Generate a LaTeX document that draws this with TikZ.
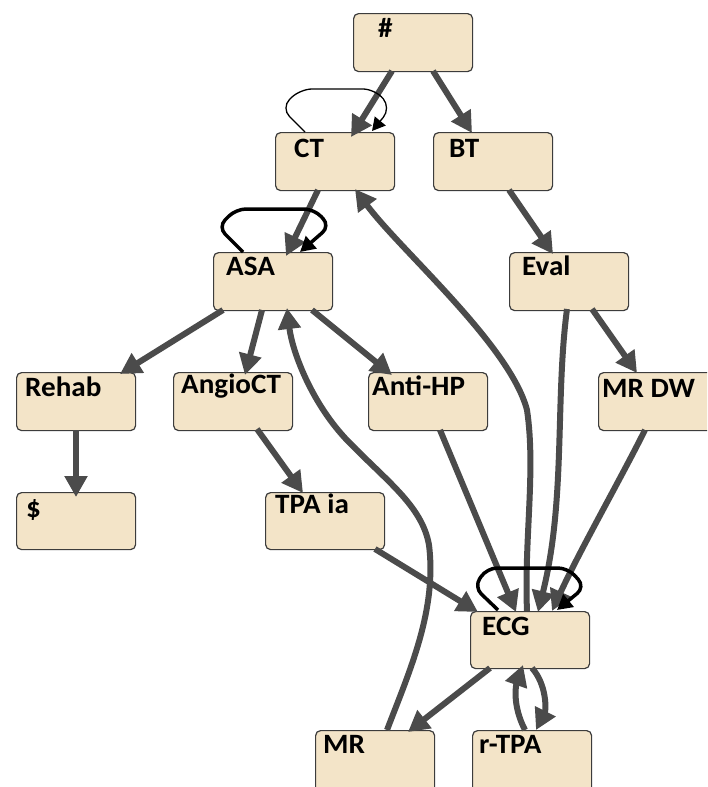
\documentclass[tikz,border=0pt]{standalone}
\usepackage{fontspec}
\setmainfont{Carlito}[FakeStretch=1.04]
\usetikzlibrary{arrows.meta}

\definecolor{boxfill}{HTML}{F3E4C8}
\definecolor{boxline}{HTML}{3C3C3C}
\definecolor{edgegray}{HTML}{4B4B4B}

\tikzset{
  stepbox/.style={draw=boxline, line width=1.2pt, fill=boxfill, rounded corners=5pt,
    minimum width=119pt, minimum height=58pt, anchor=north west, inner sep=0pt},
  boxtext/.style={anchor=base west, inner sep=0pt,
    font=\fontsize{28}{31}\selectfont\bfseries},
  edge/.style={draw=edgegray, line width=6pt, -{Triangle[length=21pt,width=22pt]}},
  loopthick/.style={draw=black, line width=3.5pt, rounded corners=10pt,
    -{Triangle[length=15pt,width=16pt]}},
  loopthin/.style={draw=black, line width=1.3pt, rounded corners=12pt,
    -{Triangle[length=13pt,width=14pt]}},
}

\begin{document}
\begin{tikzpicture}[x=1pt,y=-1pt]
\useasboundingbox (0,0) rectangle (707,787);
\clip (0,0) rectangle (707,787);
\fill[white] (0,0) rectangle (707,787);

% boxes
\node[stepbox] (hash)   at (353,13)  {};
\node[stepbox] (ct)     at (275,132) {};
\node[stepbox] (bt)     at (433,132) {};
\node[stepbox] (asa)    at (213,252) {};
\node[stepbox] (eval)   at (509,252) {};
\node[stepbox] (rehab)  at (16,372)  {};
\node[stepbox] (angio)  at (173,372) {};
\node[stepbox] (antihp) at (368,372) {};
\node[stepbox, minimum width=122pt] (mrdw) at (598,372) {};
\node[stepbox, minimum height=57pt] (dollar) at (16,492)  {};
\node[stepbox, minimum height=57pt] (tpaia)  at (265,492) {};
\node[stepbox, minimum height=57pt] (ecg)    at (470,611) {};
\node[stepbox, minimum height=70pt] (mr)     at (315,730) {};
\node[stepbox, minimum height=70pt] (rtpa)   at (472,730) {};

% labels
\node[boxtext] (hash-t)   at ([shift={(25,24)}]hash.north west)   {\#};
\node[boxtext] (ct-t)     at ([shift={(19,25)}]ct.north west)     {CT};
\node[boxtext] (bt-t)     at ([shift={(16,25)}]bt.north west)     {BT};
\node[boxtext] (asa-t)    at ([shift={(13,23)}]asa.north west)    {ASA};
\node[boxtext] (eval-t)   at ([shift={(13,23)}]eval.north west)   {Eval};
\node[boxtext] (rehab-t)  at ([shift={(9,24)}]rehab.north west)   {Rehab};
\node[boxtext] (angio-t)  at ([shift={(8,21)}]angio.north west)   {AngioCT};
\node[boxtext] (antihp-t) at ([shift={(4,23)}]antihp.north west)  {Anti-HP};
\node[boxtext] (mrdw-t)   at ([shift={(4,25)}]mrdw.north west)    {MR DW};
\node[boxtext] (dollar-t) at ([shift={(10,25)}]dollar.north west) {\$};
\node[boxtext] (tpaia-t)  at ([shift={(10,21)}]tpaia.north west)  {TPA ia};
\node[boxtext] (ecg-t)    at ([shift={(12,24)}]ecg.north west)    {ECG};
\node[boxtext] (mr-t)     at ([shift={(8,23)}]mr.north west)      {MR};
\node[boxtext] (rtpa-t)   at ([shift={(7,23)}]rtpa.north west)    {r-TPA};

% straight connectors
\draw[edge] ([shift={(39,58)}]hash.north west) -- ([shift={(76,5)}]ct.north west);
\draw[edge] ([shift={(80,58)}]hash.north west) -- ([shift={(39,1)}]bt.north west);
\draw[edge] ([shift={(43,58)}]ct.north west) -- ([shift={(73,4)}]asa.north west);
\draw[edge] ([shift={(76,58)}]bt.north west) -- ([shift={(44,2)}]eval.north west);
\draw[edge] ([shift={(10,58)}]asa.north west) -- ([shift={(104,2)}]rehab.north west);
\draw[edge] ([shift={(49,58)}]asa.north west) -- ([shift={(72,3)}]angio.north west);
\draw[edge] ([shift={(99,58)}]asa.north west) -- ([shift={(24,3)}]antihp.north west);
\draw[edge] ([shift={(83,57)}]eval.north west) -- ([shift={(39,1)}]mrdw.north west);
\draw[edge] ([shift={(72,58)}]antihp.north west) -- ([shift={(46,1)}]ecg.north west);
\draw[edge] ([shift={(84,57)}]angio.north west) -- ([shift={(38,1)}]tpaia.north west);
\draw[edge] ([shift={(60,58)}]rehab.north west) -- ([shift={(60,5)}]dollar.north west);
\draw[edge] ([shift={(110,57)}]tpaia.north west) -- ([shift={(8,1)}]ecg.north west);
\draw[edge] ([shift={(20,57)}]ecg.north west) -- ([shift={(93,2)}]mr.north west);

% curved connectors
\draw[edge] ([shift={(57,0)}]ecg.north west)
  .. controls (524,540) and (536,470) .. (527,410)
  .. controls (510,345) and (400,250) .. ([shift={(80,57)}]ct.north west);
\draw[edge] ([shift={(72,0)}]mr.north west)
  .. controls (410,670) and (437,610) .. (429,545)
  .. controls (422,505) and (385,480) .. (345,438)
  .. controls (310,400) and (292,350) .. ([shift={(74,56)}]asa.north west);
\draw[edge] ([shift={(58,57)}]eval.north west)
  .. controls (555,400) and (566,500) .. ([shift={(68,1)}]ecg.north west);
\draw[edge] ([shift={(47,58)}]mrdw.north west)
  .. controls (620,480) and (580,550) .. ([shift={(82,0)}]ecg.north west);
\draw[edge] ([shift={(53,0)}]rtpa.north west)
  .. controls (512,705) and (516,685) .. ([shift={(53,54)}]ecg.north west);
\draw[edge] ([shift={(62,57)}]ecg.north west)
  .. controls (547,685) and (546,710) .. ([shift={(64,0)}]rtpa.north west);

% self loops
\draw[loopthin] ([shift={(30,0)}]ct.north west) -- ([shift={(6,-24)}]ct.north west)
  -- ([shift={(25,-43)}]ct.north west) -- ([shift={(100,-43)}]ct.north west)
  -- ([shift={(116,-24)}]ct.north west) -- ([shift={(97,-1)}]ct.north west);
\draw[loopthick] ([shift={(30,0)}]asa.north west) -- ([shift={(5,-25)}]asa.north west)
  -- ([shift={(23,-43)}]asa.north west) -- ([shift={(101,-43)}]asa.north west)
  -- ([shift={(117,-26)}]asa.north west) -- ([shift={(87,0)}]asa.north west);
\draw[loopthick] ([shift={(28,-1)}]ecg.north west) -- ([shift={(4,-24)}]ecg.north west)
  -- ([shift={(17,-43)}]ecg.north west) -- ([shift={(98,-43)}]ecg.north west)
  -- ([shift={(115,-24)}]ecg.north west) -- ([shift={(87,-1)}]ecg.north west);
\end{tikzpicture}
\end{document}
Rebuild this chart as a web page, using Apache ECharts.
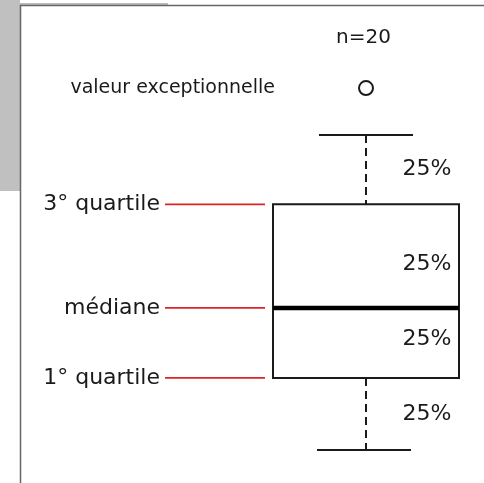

+ + + + +

*STATED TASK:* Restate each of the entries above word for word and skip every image.

*OUTPUT OF THE EXERCISE:*
Generate a LaTeX document that draws this with TikZ.
\documentclass[tikz,border=0pt]{standalone}
\usepackage{fontspec}
\setmainfont{Carlito}[FakeStretch=1.04]
\usetikzlibrary{arrows.meta}

\definecolor{boxfill}{HTML}{F3E4C8}
\definecolor{boxline}{HTML}{3C3C3C}
\definecolor{edgegray}{HTML}{4B4B4B}

\tikzset{
  stepbox/.style={draw=boxline, line width=1.2pt, fill=boxfill, rounded corners=5pt,
    minimum width=119pt, minimum height=58pt, anchor=north west, inner sep=0pt},
  boxtext/.style={anchor=base west, inner sep=0pt,
    font=\fontsize{28}{31}\selectfont\bfseries},
  edge/.style={draw=edgegray, line width=6pt, -{Triangle[length=21pt,width=22pt]}},
  loopthick/.style={draw=black, line width=3.5pt, rounded corners=10pt,
    -{Triangle[length=15pt,width=16pt]}},
  loopthin/.style={draw=black, line width=1.3pt, rounded corners=12pt,
    -{Triangle[length=13pt,width=14pt]}},
}

\begin{document}
\begin{tikzpicture}[x=1pt,y=-1pt]
\useasboundingbox (0,0) rectangle (707,787);
\clip (0,0) rectangle (707,787);
\fill[white] (0,0) rectangle (707,787);

% boxes
\node[stepbox] (hash)   at (353,13)  {};
\node[stepbox] (ct)     at (275,132) {};
\node[stepbox] (bt)     at (433,132) {};
\node[stepbox] (asa)    at (213,252) {};
\node[stepbox] (eval)   at (509,252) {};
\node[stepbox] (rehab)  at (16,372)  {};
\node[stepbox] (angio)  at (173,372) {};
\node[stepbox] (antihp) at (368,372) {};
\node[stepbox, minimum width=122pt] (mrdw) at (598,372) {};
\node[stepbox, minimum height=57pt] (dollar) at (16,492)  {};
\node[stepbox, minimum height=57pt] (tpaia)  at (265,492) {};
\node[stepbox, minimum height=57pt] (ecg)    at (470,611) {};
\node[stepbox, minimum height=70pt] (mr)     at (315,730) {};
\node[stepbox, minimum height=70pt] (rtpa)   at (472,730) {};

% labels
\node[boxtext] (hash-t)   at ([shift={(25,24)}]hash.north west)   {\#};
\node[boxtext] (ct-t)     at ([shift={(19,25)}]ct.north west)     {CT};
\node[boxtext] (bt-t)     at ([shift={(16,25)}]bt.north west)     {BT};
\node[boxtext] (asa-t)    at ([shift={(13,23)}]asa.north west)    {ASA};
\node[boxtext] (eval-t)   at ([shift={(13,23)}]eval.north west)   {Eval};
\node[boxtext] (rehab-t)  at ([shift={(9,24)}]rehab.north west)   {Rehab};
\node[boxtext] (angio-t)  at ([shift={(8,21)}]angio.north west)   {AngioCT};
\node[boxtext] (antihp-t) at ([shift={(4,23)}]antihp.north west)  {Anti-HP};
\node[boxtext] (mrdw-t)   at ([shift={(4,25)}]mrdw.north west)    {MR DW};
\node[boxtext] (dollar-t) at ([shift={(10,25)}]dollar.north west) {\$};
\node[boxtext] (tpaia-t)  at ([shift={(10,21)}]tpaia.north west)  {TPA ia};
\node[boxtext] (ecg-t)    at ([shift={(12,24)}]ecg.north west)    {ECG};
\node[boxtext] (mr-t)     at ([shift={(8,23)}]mr.north west)      {MR};
\node[boxtext] (rtpa-t)   at ([shift={(7,23)}]rtpa.north west)    {r-TPA};

% straight connectors
\draw[edge] ([shift={(39,58)}]hash.north west) -- ([shift={(76,5)}]ct.north west);
\draw[edge] ([shift={(80,58)}]hash.north west) -- ([shift={(39,1)}]bt.north west);
\draw[edge] ([shift={(43,58)}]ct.north west) -- ([shift={(73,4)}]asa.north west);
\draw[edge] ([shift={(76,58)}]bt.north west) -- ([shift={(44,2)}]eval.north west);
\draw[edge] ([shift={(10,58)}]asa.north west) -- ([shift={(104,2)}]rehab.north west);
\draw[edge] ([shift={(49,58)}]asa.north west) -- ([shift={(72,3)}]angio.north west);
\draw[edge] ([shift={(99,58)}]asa.north west) -- ([shift={(24,3)}]antihp.north west);
\draw[edge] ([shift={(83,57)}]eval.north west) -- ([shift={(39,1)}]mrdw.north west);
\draw[edge] ([shift={(72,58)}]antihp.north west) -- ([shift={(46,1)}]ecg.north west);
\draw[edge] ([shift={(84,57)}]angio.north west) -- ([shift={(38,1)}]tpaia.north west);
\draw[edge] ([shift={(60,58)}]rehab.north west) -- ([shift={(60,5)}]dollar.north west);
\draw[edge] ([shift={(110,57)}]tpaia.north west) -- ([shift={(8,1)}]ecg.north west);
\draw[edge] ([shift={(20,57)}]ecg.north west) -- ([shift={(93,2)}]mr.north west);

% curved connectors
\draw[edge] ([shift={(57,0)}]ecg.north west)
  .. controls (524,540) and (536,470) .. (527,410)
  .. controls (510,345) and (400,250) .. ([shift={(80,57)}]ct.north west);
\draw[edge] ([shift={(72,0)}]mr.north west)
  .. controls (410,670) and (437,610) .. (429,545)
  .. controls (422,505) and (385,480) .. (345,438)
  .. controls (310,400) and (292,350) .. ([shift={(74,56)}]asa.north west);
\draw[edge] ([shift={(58,57)}]eval.north west)
  .. controls (555,400) and (566,500) .. ([shift={(68,1)}]ecg.north west);
\draw[edge] ([shift={(47,58)}]mrdw.north west)
  .. controls (620,480) and (580,550) .. ([shift={(82,0)}]ecg.north west);
\draw[edge] ([shift={(53,0)}]rtpa.north west)
  .. controls (512,705) and (516,685) .. ([shift={(53,54)}]ecg.north west);
\draw[edge] ([shift={(62,57)}]ecg.north west)
  .. controls (547,685) and (546,710) .. ([shift={(64,0)}]rtpa.north west);

% self loops
\draw[loopthin] ([shift={(30,0)}]ct.north west) -- ([shift={(6,-24)}]ct.north west)
  -- ([shift={(25,-43)}]ct.north west) -- ([shift={(100,-43)}]ct.north west)
  -- ([shift={(116,-24)}]ct.north west) -- ([shift={(97,-1)}]ct.north west);
\draw[loopthick] ([shift={(30,0)}]asa.north west) -- ([shift={(5,-25)}]asa.north west)
  -- ([shift={(23,-43)}]asa.north west) -- ([shift={(101,-43)}]asa.north west)
  -- ([shift={(117,-26)}]asa.north west) -- ([shift={(87,0)}]asa.north west);
\draw[loopthick] ([shift={(28,-1)}]ecg.north west) -- ([shift={(4,-24)}]ecg.north west)
  -- ([shift={(17,-43)}]ecg.north west) -- ([shift={(98,-43)}]ecg.north west)
  -- ([shift={(115,-24)}]ecg.north west) -- ([shift={(87,-1)}]ecg.north west);
\end{tikzpicture}
\end{document}
Rebuild this chart as a web page, using Apache ECharts.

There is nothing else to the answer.